¿Son ustedes conscientes, queridos lectores, de que se han convertidos en esclavos digitales? La pandemia mostró la falacia de la presunta comodidad y eficacia del teletrabajo. Los que sufrieron en sus carnes y mentes el obligado «invento» de la nueva era, se percataron de que habían desaparecido las fronteras entre lo laboral y lo privado; se anuló en la práctica virtual la legal limitación de las horas de trabajo diario y de los descansos semanales; la gente se encontró con el jefe o directivo carismático atentando contra su intimidad a base de «whats up» o «e-mails» con la mayor impunidad. Y en estos momentos, la soberbia tecnológica ya ha convertido en obligatorio y necesario un artefacto, el móvil o el Smartphone, gracias al cual el panóptico que ideó el filósofo Jeremy Bentham a fines del siglo XVIII para las cárceles de la época, vigilancia total desde el anonimato total (serás vigilado en todo momento sin jamás ver a los que te vigilan) se ha difundido y entronizado en el mundo entero como el grillete vital, individual y espía que no sólo aceptamos sin rechistar sino que lo deseamos y nos entregamos a él. Aún sabiendo que no sólo es una ventana voluntaria de nuestra intimidad abierta a ojos e intereses mercantiles, políticos o sociales sino una forma sutil de esclavizarnos y estupidizarnos.

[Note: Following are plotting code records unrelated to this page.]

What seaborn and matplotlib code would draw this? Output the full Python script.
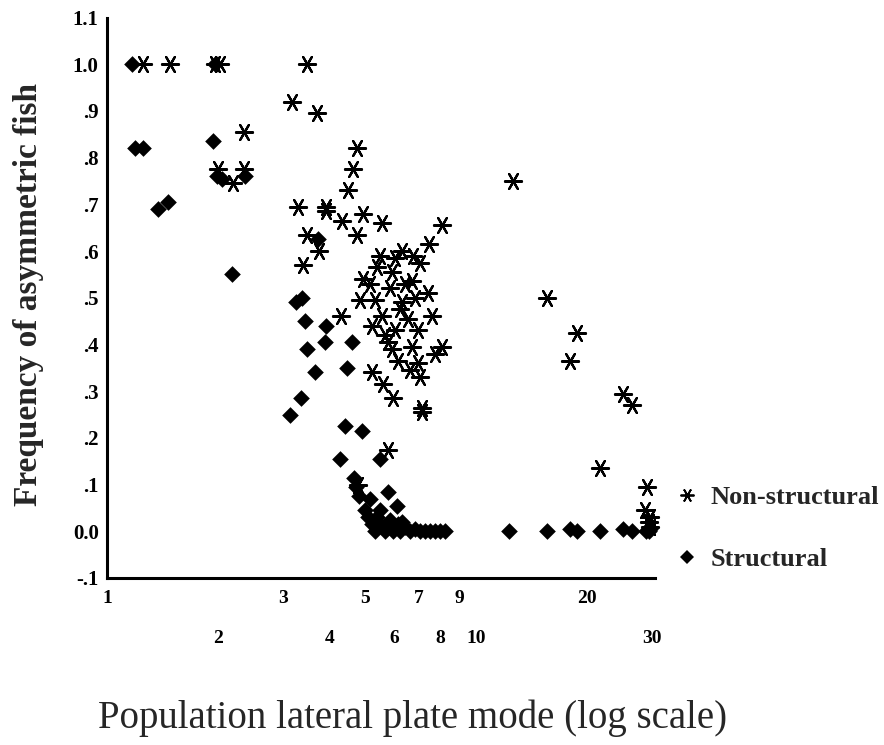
import matplotlib
matplotlib.use("Agg")
import matplotlib.pyplot as plt
import seaborn as sns
import pandas as pd
from matplotlib.lines import Line2D

# ---------------- data ----------------
nonstruct_x = [1.25, 1.48, 1.96, 2.02, 3.48, 3.17, 3.71, 2.35, 2.20, 2.00, 2.35,
               4.76, 4.64, 4.50, 3.29, 3.91, 3.91, 4.93, 4.32, 5.56, 4.76, 8.10,
               7.43, 3.48, 3.75, 3.40,
               5.50, 6.30, 6.73, 5.39, 7.05, 5.93, 6.71, 4.93, 7.41, 5.32, 6.30,
               4.85, 7.60, 5.56, 6.54, 5.22, 6.03, 5.76, 6.71, 8.10, 6.13, 6.96,
               7.74, 7.05, 5.22, 5.58, 5.96, 7.14, 7.14, 5.76, 4.31, 4.80,
               5.85, 6.22, 5.67, 6.42, 6.03, 6.83, 6.96, 5.16, 5.92, 6.62,
               12.6, 15.6, 18.8, 17.9, 25.0, 26.5, 21.7, 29.0, 28.7, 29.6, 29.6, 29.3]
nonstruct_y = [1.00, 1.00, 1.00, 1.00, 1.00, 0.92, 0.895, 0.855, 0.745, 0.775, 0.775,
               0.82, 0.775, 0.73, 0.695, 0.695, 0.685, 0.68, 0.665, 0.66, 0.635, 0.655,
               0.615, 0.635, 0.60, 0.57,
               0.59, 0.60, 0.59, 0.565, 0.575, 0.555, 0.535, 0.54, 0.51, 0.495, 0.49,
               0.495, 0.46, 0.46, 0.455, 0.44, 0.43, 0.405, 0.395, 0.395, 0.365, 0.36,
               0.38, 0.33, 0.34, 0.315, 0.285, 0.255, 0.265, 0.175, 0.46, 0.10,
               0.52, 0.475, 0.42, 0.53, 0.585, 0.50, 0.43, 0.53, 0.39, 0.345,
               0.75, 0.50, 0.425, 0.365, 0.295, 0.27, 0.135, 0.095, 0.045, 0.03, 0.01, 0.02]

struct_x = [1.17, 1.19, 1.25, 1.375, 1.46, 1.94, 1.96, 1.99, 2.05, 2.37, 2.18,
            3.73, 3.25, 3.37, 3.44, 3.91, 3.48, 3.90, 4.61, 3.66, 4.47, 3.13, 3.36,
            4.42, 4.91, 4.28, 5.50, 4.67, 4.73, 4.82, 5.76, 6.11,
            5.00, 5.10, 5.22, 5.32, 5.40, 5.56, 5.67, 5.85, 5.96, 6.13, 6.22, 6.42,
            6.62, 6.83, 7.05, 7.27, 7.50, 7.74, 7.99, 8.24, 5.16, 5.50, 6.30,
            12.3, 15.6, 18.0, 18.8, 21.7, 25.0, 26.5, 29.3, 29.6, 28.9]
struct_y = [1.00, 0.82, 0.82, 0.69, 0.705, 0.835, 1.00, 0.76, 0.755, 0.76, 0.55,
            0.625, 0.49, 0.50, 0.45, 0.44, 0.39, 0.405, 0.405, 0.34, 0.35, 0.25, 0.285,
            0.225, 0.215, 0.155, 0.155, 0.115, 0.095, 0.075, 0.085, 0.055,
            0.045, 0.03, 0.015, 0.0, 0.03, 0.01, 0.0, 0.025, 0.0, 0.015, 0.0, 0.01,
            0.0, 0.005, 0.0, 0.0, 0.0, 0.0, 0.0, 0.0, 0.07, 0.045, 0.02,
            0.0, 0.0, 0.005, 0.0, 0.0, 0.005, 0.0, 0.0, 0.005, 0.0]

x_major_ticks = [1, 3, 5, 7, 9, 20]
x_minor_ticks = [2, 4, 6, 8, 10, 30]
y_ticks = [-0.1, 0.0, 0.1, 0.2, 0.3, 0.4, 0.5, 0.6, 0.7, 0.8, 0.9, 1.0, 1.1]
y_tick_labels = ["-.1", "0.0", ".1", ".2", ".3", ".4", ".5", ".6", ".7", ".8", ".9", "1.0", "1.1"]
legend_labels = ["Non-structural", "Structural"]

# ---------------- plotting ----------------
sns.set_style("white")
plt.rcParams["font.family"] = ["Liberation Serif", "DejaVu Serif"]

fig = plt.figure(figsize=(8.84, 7.45), dpi=100)
ax = fig.add_axes([0.1210, 0.2242, 0.6199, 0.7522])

star = (6, 2, 90)
df_ns = pd.DataFrame({"x": nonstruct_x, "y": nonstruct_y})
df_s = pd.DataFrame({"x": struct_x, "y": struct_y})

sns.scatterplot(data=df_s, x="x", y="y", ax=ax, marker="D", s=72,
                color="black", linewidth=0, clip_on=False, zorder=3)
sns.scatterplot(data=df_ns, x="x", y="y", ax=ax, marker=star, s=150,
                color="black", linewidth=1.6, clip_on=False, zorder=4)

ax.set_xscale("log")
ax.set_xlim(1, 30.5)
ax.set_ylim(-0.1, 1.1)

ax.set_xticks(x_major_ticks)
ax.set_xticklabels([str(v) for v in x_major_ticks])
ax.set_xticks(x_minor_ticks, minor=True)
ax.set_xticklabels([str(v) for v in x_minor_ticks], minor=True)
ax.set_yticks(y_ticks)
ax.set_yticklabels(y_tick_labels)

for lab in ax.get_xticklabels(which="both"):
    lab.set_fontweight("bold")
    lab.set_fontsize(14)
for lab in ax.get_yticklabels():
    lab.set_fontweight("bold")
    lab.set_fontsize(15)

ax.tick_params(axis="x", which="major", direction="inout", length=5, width=3.5,
               pad=6, color="black", labelcolor="black")
ax.tick_params(axis="x", which="minor", direction="inout", length=5, width=3.5,
               pad=35, color="black", labelcolor="black")
ax.tick_params(axis="y", direction="inout", length=6, width=3.5, pad=3,
               color="black", labelcolor="black")

for side in ["top", "right"]:
    ax.spines[side].set_visible(False)
for side in ["left", "bottom"]:
    ax.spines[side].set_color("black")
    ax.spines[side].set_linewidth(2.2)

ax.set_ylabel("Frequency of asymmetric fish", fontsize=24, fontweight="bold")
ax.yaxis.set_label_coords(-0.144, 0.505)
ax.yaxis.label.set_va("center")
ax.set_xlabel("Population lateral plate mode (log scale)", fontsize=28)
ax.xaxis.set_label_coords(0.557, -0.25)
ax.xaxis.label.set_va("center")

handles = [Line2D([], [], marker=star, ls="", color="black", ms=10, mew=1.3),
           Line2D([], [], marker="D", ls="", color="black", ms=7, mew=0)]
ax.legend(handles, legend_labels, loc="center left",
          bbox_to_anchor=(0.762, 0.291), bbox_transform=fig.transFigure,
          frameon=False, labelspacing=1.45, handlelength=1.0, handletextpad=0.4,
          borderpad=0, borderaxespad=0,
          prop=dict(family="Liberation Serif", weight="bold", size=19))

fig.savefig("out.png", dpi=100, facecolor="white")
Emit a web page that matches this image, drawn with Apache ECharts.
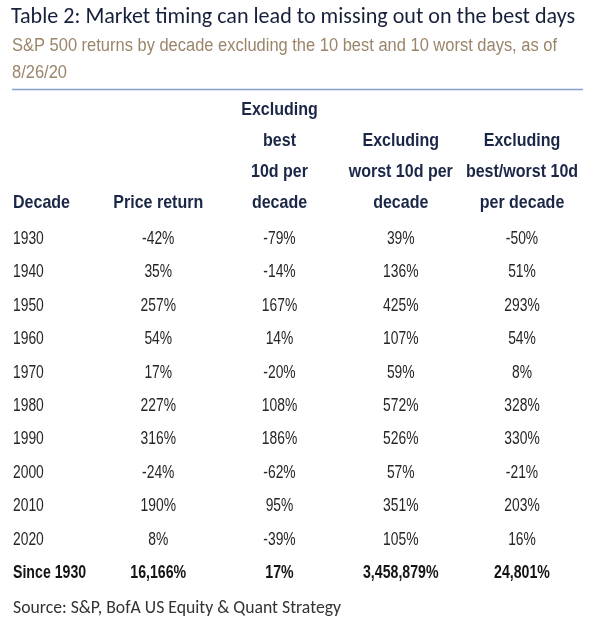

¿Saben hasta qué punto el poder de concentración necesario para un trabajo o labor determinados se ha debilitado desde la población infantil y adolescente hasta los jóvenes y adultos diigitalizados, sometidos a un stress permanente de llamadas de atención?

Esto no es un ataque cavernícola al progreso. Se reconocen sin duda las ventajas y adelantos, el enorme crecimiento en rapidez y comodidad para la obtención de datos y comunicaciones. Eso es indudable e inatacable. Lo que nos preocupa a muchos es la carencia de límites, de una ética personal y social aplicable al uso y disfrute de lo digital, pero también la garantía de que ese uso y empleo por las corporaciones, los Gobiernos y las empresas son éticamente correctos. Sin olvidar a los delincuentes particulares: la pesadilla de los «hackers» no ha hecho más que empezar).

Y falta algo más: una educación desde la enseñanza primaria que nos vaya desvinculando de la dependencia casi patológica a los móviles. Y a un mercado del entretenimiento y la comunicación que ya nos afecta desde la infancia. Necesitamos límites y normas honestas y legales que frenen el deterioro y dependencia cognitiva que promueve la «infocracia digital».